I was disturbed when Derek left the University of Louisville to accept a position in the athletic department at Louisiana State University, but when he went on to a new position a little while ago at Ole Miss, I got worried. It's nothing on Derek's part, mind you, but Ole Miss does have a history. (So does the University of Kentucky, by the way, if you dig deep enough; in the 1950s the University of Kentucky's athletics flag had the university seal on a field at the left edge, and the rest of it was the Confederate battle flag. The heavily romanticized Lost Cause still smolders unto today in some quarters.) Things seem to be okay, but I've never had the guts to really pursue this conversation with his family.

It was Derek's father, you see, who was called "boy" in my presence on the senior trip. It was about four a.m., in rural Alabama somewhere, and our bus had stopped at an all-night diner en-route to Panama City Beach, Florida. There were fifty of us or so, and only four of our party were African American: Coach C, his daughter, and two male classmates. The deputy sheriff walked up to Coach C, and said to him, plain as day, "Boy, we don't like your kind around here. You'd best get back on that bus and get on down the road."  I went perfectly still; I'd been raised to think that this kind of thing was a stamp of the lowest, trashiest sort of behavior...and in 1987, some backwater deputy called our football coach 'boy'! I was absolutely speechless. I thought at the time that I might be hallucinating from lack of sleep.
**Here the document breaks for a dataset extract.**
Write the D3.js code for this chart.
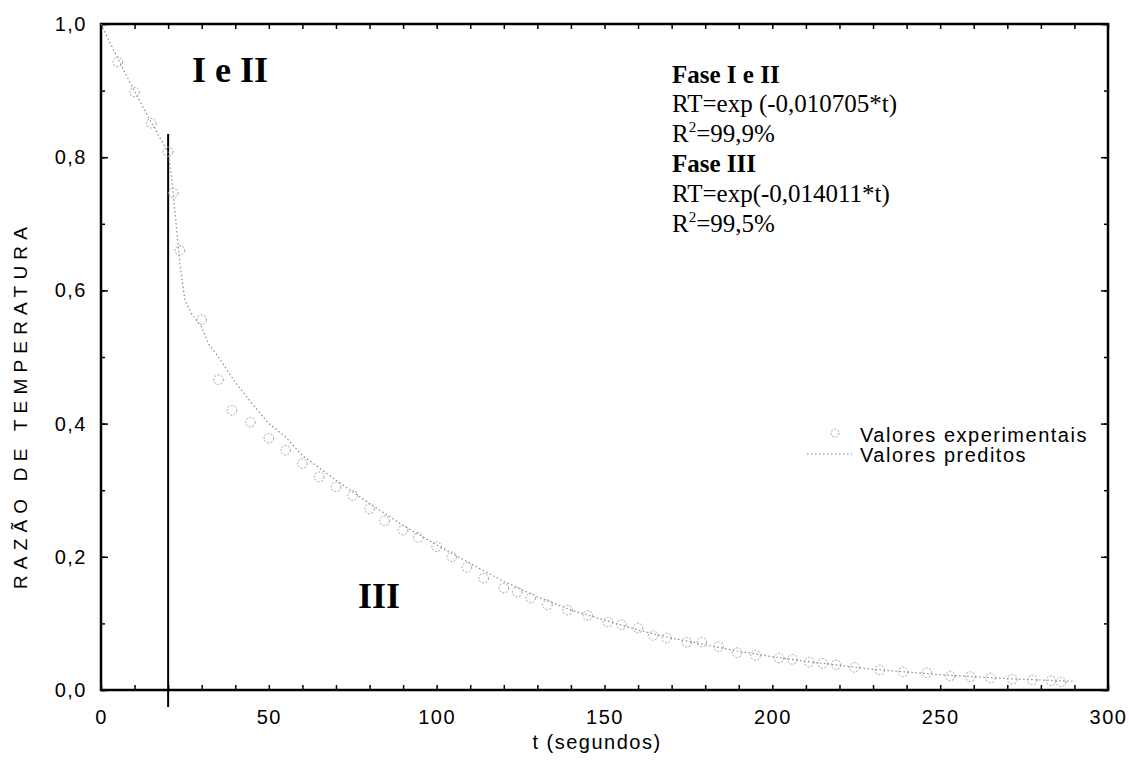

The coach begged his pardon, said we'd be on our way as soon as we could get everyone back onto the bus, and turned to me. His voice was calm and even as he told me to round the others up and get them back on the bus as quickly as possible. I must've started to say something, because he added, firmly, "Now." So I did it, and we left. The moment is burned into my memory forever; the comments on the NPR piece brought it flooding back to the surface. Has anything changed in the intervening time period? Have we really moved forward, or are we mired in the same muck?

At what point can we sift tradition from the bitter ashes of racism, Jim Crow, and slavery? When can we let go of the invective and bigotry? When will we ever move on? I worry for Derek's safety in a nagging, slightly seasick way, especially since this story clearly stirred some pretty angry sentiments. Let's hope that the people on the ground at the University of Mississippi, including Derek, can make a difference and help build a more amicable atmosphere where the pride is still there, but lacks the ties to an outmoded way of thinking and being. Moonlight and Magnolias was always a myth, anyway- a facade overlaying a darker undercurrent...dig it up by the roots and plant something new, folks. It's way past time.